И пусть потом к нему всё-таки приходили на приём (больше ведь некуда податься больному человеку), и он оставался всё тем же внимательным, чутким врачом, но в глазах пациентов он читал молчаливое осуждение, в их словах не было прежней доверчивой откровенности. Люди стали опасаться и презирать его.
Даже Елена Степановна Соколова, та самая Елена Степановна, с которой они вместе спасали раненого красноармейца, случайно встретившись на улице, отвернулась, молча прошла мимо, как будто не заметила его, доктора Бушуева. Он окликнул её. Она не обернулась, ускорила шаги.
Только одна Майя была по-прежнему заботливой и внимательной, как будто ничего не произошло. Порою ему казалось, что она лукавит, умело скрывая свои истинные чувства. Но странное дело — и в тоне её голоса он слышал былые дружеские нотки, и в её голубых глазах он видел прежнее расположение к нему.
За это время Фёдор Иванович ни разу не видел Зернова и не знал, как тот отнёсся к его операции. Спросить об этом Майю он не решался, а сама она молчала. Но тот факт, что Зернов с тех пор ни разу не появился в его квартире, казался подозрительным.
Однажды Майя сказала доктору:
— С вами очень хочет встретиться Зернов. Он зайдёт вечером.
Фёдор Иванович настороженно взглянул на сестру, как бы спрашивая: а зачем? Впрочем, ясно зачем — Иван Егорович придёт судить его по всей строгости.
Зернов пришёл на квартиру к доктору часам к восьми. Он был в замасленной фуфайке, в такой же замасленной бобриковой кепке, старых кирзовых сапогах и сейчас походил на человека, не привыкшего следить за своей внешностью. К щекам вдобавок давно не прикасалась бритва, и они заросли буйной с проседью щетиной. Выглядел Зернов значительно старше своих лет, и только горячие карие глаза смотрели бодро и молодо.
Пожимая руку доктора, Иван Егорович с иронической улыбкой спросил:
— Ну как, Фёдор Иванович, не обременяет вас европейская известность?
Доктор Бушуев нахмурился, догадавшись, о какой известности идёт речь, и хотел было резко ответить, но гость опередил его.
— Любопытный подарочек принес я вам, — тоном заговорщика продолжал он. — Взгляните.
Зернов достал из кармана вчетверо свёрнутый лист и бережно развернул его на столе. Первое, что бросилось в глаза Фёдору Ивановичу — неуклюжий чёрный орел, державший в когтистых лапах белый кружок с чёрным крестом свастики, потом увидел себя и опять улыбающегося коменданта. Доктору Бушуеву почудилось, будто лицо коменданта растёт, увеличивается, как на экране в кино, и неотвратимо наплывает на него. Чёрные крылья орла и чёрный крест свастики с хищно загнутыми концами тоже росли, увеличивались, наплывали и охватывали его, как липкие щупальцы спрута. Фёдор Иванович содрогнулся, чувствуя, что ему не хватает воздуха.

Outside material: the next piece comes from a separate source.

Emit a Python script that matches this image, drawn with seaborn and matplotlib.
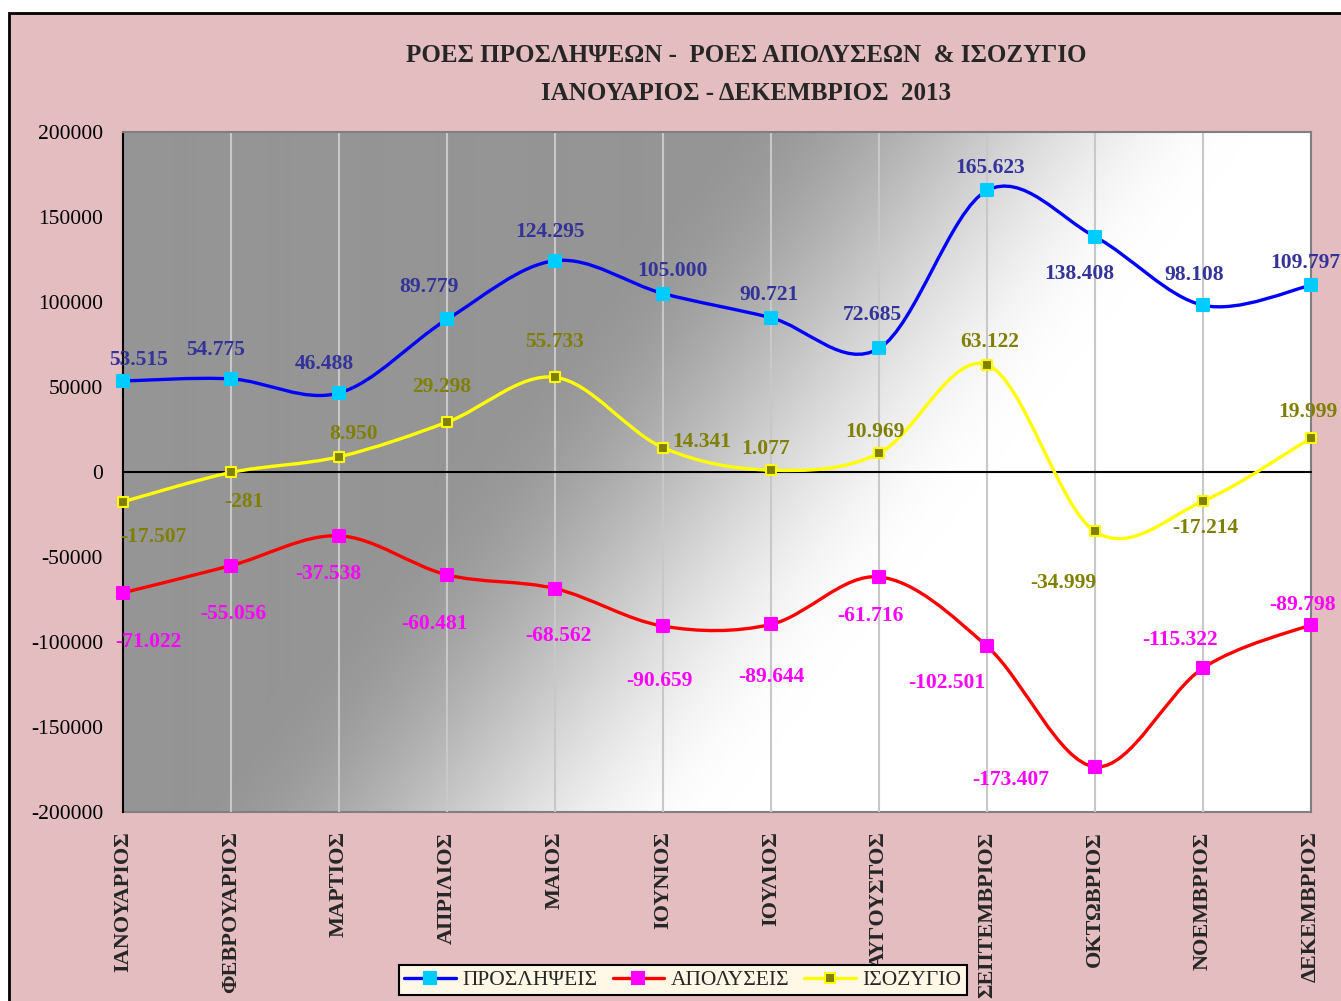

— Любопытная вещица, — как ни в чём не бывало продолжал Зернов.
— Я понимаю — достоин презрения, — глухо проговорил Фёдор Иванович. — Мне стыдно смотреть в глаза людям, я теперь, как прокажённый, от меня шарахаются даже мои пациенты… Мне жить на свете не хочется из-за этих газет, из-за этих листовок. Ведь люди и в самом деле могут подумать и уже думают, что русский врач, советский врач продался фашистам, предал Родину. Вы понимаете?
— Понимаю, — участливо ответил Зернов. — Отлично понимаю. В жизни всякое бывает… А мне, вы думаете, легко обслуживать гараж полиции? А приходится, и машины ходят, как часы. Иной раз хочется взорвать каждую, хочется своими руками задушить каждого, кто садится в машину, а я говорю «гут, пан, гут», сдерживаю себя.
— А зачем сдерживать?! — воскликнул Фёдор Иванович.
— Поспешишь, людей насмешишь, да вдобавок пропадёшь ни за понюшку табаку. А нам погибать ещё рано, ой, как рано погибать, — говорил Зернов, прикуривая от зажигалки. — Всем уже известно, что вы сделали блестящую операцию коменданту. Я, например, лежавший когда- то у вас на операционном столе, не сомневался…
— Я проклинаю ту ночь, — вспылил Фёдор Иванович.
Зернов улыбнулся.
— Погодите, Фёдор Иванович, Давайте спокойно разберёмся в том, что произошло. После вашей операции фашисты лезут вон из кожи, чтобы и по радио, и в газетах и вот в этих листовках доказать, что русские на оккупированной территории лояльны, что они даже помогают гитлеровской армии. Как видите, прицел у них дальний… Я слышал, вас часто приглашают в немецкий госпиталь?